Later it ventured down into the water to do some fishing of its own.


Now it was Greger's turn: "What's that?" he said, pointing into the trees above the reed-bed. At first I could make nothing out against the tangle of tawny undergrowth and background of sand. Then I realised there was a fairly tawny bird there - a purple heron!




On one occasion, we walked rather fast past the lagoon, and I casually remarked that there were more little egrets present today. It was only on our way back that I looked more carefully at the "egrets" and realised that five or six spoonbills had flown in; I looked even more carefully at the remaining egrets, and noted two with yellow bills rather than black. I think these are cattle egrets.


Among the yellow-legged gulls loafing on the shore of the lagoon was a smaller gull with a rather elegant profile and apparently grey legs.



I kept getting hung up on laughing gull, but the bill seemed too deep and possibly too short. After lots of research back home, I'm wondering if it's an immature Audouin's gull. This shot, taken as the gull flies off with a fish, seems to show the white U-shaped band across the rump mentioned in BWP.


Doubts crept in, as ever. Was the gull large enough for an Audouin's?

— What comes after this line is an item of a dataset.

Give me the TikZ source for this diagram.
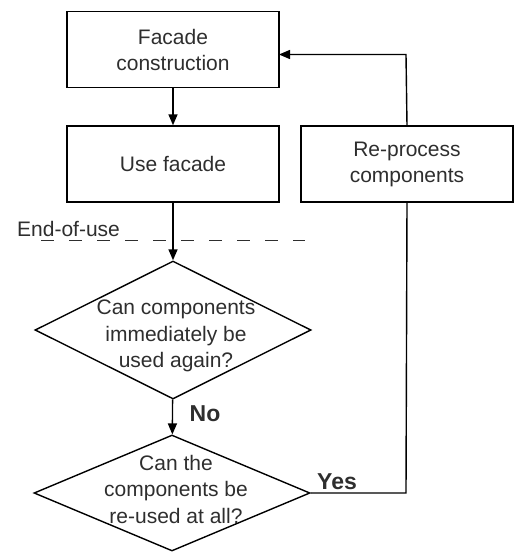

Surely even here it would be a good gull to see - but the only other birders (one man, and a couple) didn't appear to be interested in it.

Monarch butterflies were entrancing with their powerful, gliding flight; and eventually one stopped to nectar on bougainvillea.


The grounds of the hotel lacked the open lawns of the one we stayed in last time, but held quite a variety of trees, including great palms that soared into the sky and gave a wild feel to the man-made. We laughed quite a lot when we saw this sign - you have to laugh, otherwise you'd cry. Every morning, well before breakfast, you could guarantee that every sunbed in a decent patch of sun was draped with a towel.


However, we always managed to find two sun-beds without resorting to unseemly "bagging" and used them in the mornings for an hour of sunbathing followed by a swim in a very cold pool (wondering why it was always empty while a second pool was jam-packed with people); then we'd forego lunch and take a walk in the afternoons. On departure day we had time for a last swim; being early, we used the pool that was always busy and where all the frantic exercise classes were held - and discovered that it was heated. Der.

Other birds seen: kestrel, waxbill, Berthelot's pipit, canary, swift, Sardinian warbler, goldfinch, grey wagtail, moorhen, blackbird, chiffchaff (CI), and blue tit (CI).